Rice-Nguyen does not speak Korean. She said her connection to the country is her research based on a South Korean artist, which she plans to continue working on during her Fulbright. She said she plans to take a Korean language course and spend time researching the country before moving there.

”It’s going to be a culture shock either way,” Rice-Nguyen said.

Lesha Greene, director of national scholarships and post-graduation success, is the Fulbright program advisor at Pitt and serves as “the contact between Fulbright and the applicant throughout the process.”

“We do a lot of recruiting just to make students aware of the opportunity and the different tracks,” Greene said. “People sometimes think ‘Oh, you have to have a 4.0 [GPA] and be doing all these things to be a good fit for the Fulbright, and that’s not the case.”

Students can apply for Fulbright either “at large” or through their institution. Greene said applications through institutions “tend to be stronger” because of the resources and support provided by the university. 

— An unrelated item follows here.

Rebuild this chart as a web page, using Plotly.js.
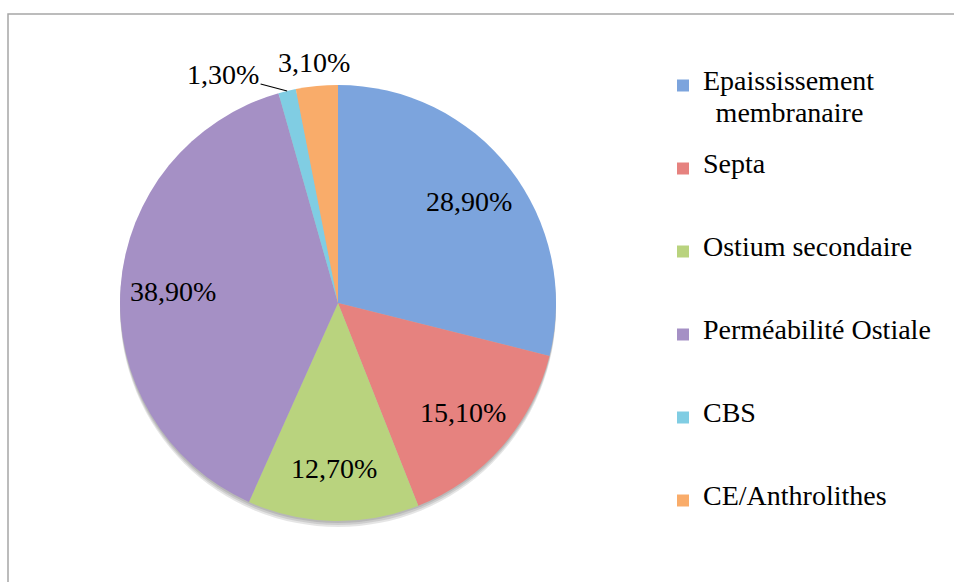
<!DOCTYPE html>
<html><head><meta charset="utf-8">
<script src="https://cdn.plot.ly/plotly-3.0.1.min.js"></script>
<style>body{margin:0;background:#fff}#chart{width:954px;height:582px}</style>
</head><body><div id="chart"></div>
<script>
const categories = ["Epaississement membranaire","Septa","Ostium secondaire","Perméabilité Ostiale","CBS","CE/Anthrolithes"];
const legendLabels = [["Epaississement","\u00a0\u2009membranaire"],["Septa"],["Ostium secondaire"],["Perméabilité Ostiale"],["CBS"],["CE/Anthrolithes"]];
const values = [28.9, 15.1, 12.7, 38.9, 1.3, 3.1];
const colors = ["#7ca4dd","#e6827f","#b9d37e","#a590c5","#80cde3","#f9ac6a"];

const FONT = "Liberation Serif, DejaVu Serif, serif";
const FS = 28;
const txt = values.map(v => v.toFixed(2).replace(".", ",") + "%");
const SP = "\u00a0";
const labelsFmt = legendLabels.map(lines => {
  const L = lines.map(s => '<span style="font-size:' + FS + 'px">' + s + '</span>');
  // 5 lines per entry: the text sits on the middle line, a second line two rows below
  return [SP, SP, L[0], SP, L.length > 1 ? L[1] : SP].join("<br>");
});

const W = 954, H = 582;
const dom = {x: [120/W, 556/W], y: [1-521/H, 1-85/H]};
const cx = (dom.x[0] + dom.x[1]) / 2, cy = (dom.y[0] + dom.y[1]) / 2;
const Rpx = Math.min((dom.x[1]-dom.x[0])*W, (dom.y[1]-dom.y[0])*H) / 2;
const total = values.reduce((a, b) => a + b, 0);

const annotations = [];
let cum = 0;
const outsideIdx = values.map((v, i) => v < 5 ? i : -1).filter(i => i >= 0);
values.forEach((v, i) => {
  const ang = (cum + v/2) / total * 2 * Math.PI; // clockwise from top
  cum += v;
  const sx = Math.sin(ang), sy = Math.cos(ang);
  const font = {family: FONT, size: FS, color: "#000"};
  if (v >= 5) {
    const f = 0.76;
    annotations.push({xref: "paper", yref: "paper", x: cx + sx*Rpx*f/W, y: cy + sy*Rpx*f/H,
      text: txt[i], showarrow: false, font: font, xanchor: "center", yanchor: "middle"});
  } else if (i === outsideIdx[outsideIdx.length-1]) {
    const f = 1.11;
    annotations.push({xref: "paper", yref: "paper", x: cx + sx*Rpx*f/W, y: cy + sy*Rpx*f/H,
      text: txt[i], showarrow: false, font: font, xanchor: "center", yanchor: "middle"});
  } else {
    annotations.push({xref: "paper", yref: "paper", x: cx + sx*Rpx/W, y: cy + sy*Rpx/H,
      text: txt[i], showarrow: true, arrowhead: 0, arrowwidth: 1.2, arrowcolor: "#000",
      standoff: 0, ax: -64, ay: -17, font: font});
  }
});

const data = [{
  type: "pie",
  labels: labelsFmt,
  values: values,
  textinfo: "none",
  hoverinfo: "label+percent",
  sort: false,
  direction: "clockwise",
  rotation: 0,
  marker: {colors: colors, line: {width: 0}},
  domain: dom,
  automargin: false
}];

// soft drop shadow under the pie
const shadows = [2, 4, 6].map(d => ({
  type: "circle", xref: "paper", yref: "paper", layer: "below",
  x0: cx - Rpx/W, x1: cx + Rpx/W,
  y0: cy - Rpx/H - d/H, y1: cy + Rpx/H - d/H,
  fillcolor: "rgba(0,0,0,0.10)", line: {width: 0}
}));

const LFS = 80 / 5 / 1.3; // legend row height so each entry is ~83px tall
const layout = {
  width: W, height: H,
  margin: {l: 0, r: 0, t: 0, b: 0},
  paper_bgcolor: "#fff",
  font: {family: FONT, color: "#000"},
  showlegend: true,
  legend: {
    x: 663/W, xanchor: "left",
    y: 1 - 39/H, yanchor: "top",
    font: {family: FONT, size: LFS, color: "#000"},
    bgcolor: "rgba(0,0,0,0)", borderwidth: 0
  },
  annotations: annotations,
  shapes: shadows.concat([{type: "rect", xref: "paper", yref: "paper",
    x0: 8/W, x1: 1.02, y0: -0.02, y1: 1 - 14/H,
    line: {color: "#a6a6a6", width: 1.5}, fillcolor: "rgba(0,0,0,0)"}])
};

Plotly.newPlot("chart", data, layout, {displayModeBar: false, staticPlot: true});
</script>
</body></html>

“Anyone who is going through the process can meet with me or someone on my team and they can get feedback on any and all of their draft essays,” Greene said. “We can talk about who would be best for their recommendation letters and help them prep their recommenders. If they are interested in Fulbright, but not sure which country, then we also guide them through that decision.”

Beyond individual advising, the Office of National Scholarships also has a Canvas resource page for Fulbright applicants and offers summer workshops that teach applicants how to write the two main components of the Fulbright application — the personal statement and the statement of grant purpose.

“[The writing workshops] build a community of support for those applying, then the Canvas page is a static resource,” Greene said.

Wilson said Greene was “a huge part of [her] getting this scholarship.”

“She is just so helpful with your essays, because if you look at where my essay started versus where it ended up they’re completely different,” Wilson said. “She knows the prompts for the essays very well, and she’s able to guide you towards improvements.”

Rice-Nguyen similarly credited a lot of her success to Greene and the Office of National Scholarships.

“I came in there a month before the deadline, and I was like, ‘I think I want to do this’ and she said, ‘Okay, a little late,’ but she was very very accepting and very helpful with feedback,” Rice-Nguyen said.

In addition to the support from Greene and the Office of National Scholarships, Rice-Nguyen said that strong relationships created with professors contribute to why students at Pitt have seen success applying for the Fulbright.

“I think that creates a really good learning community where students thrive off of that, and I think that comes through in the application a lot, genuine passion for research and scholarship and exploration of other cultures,” Rice-Nguyen said.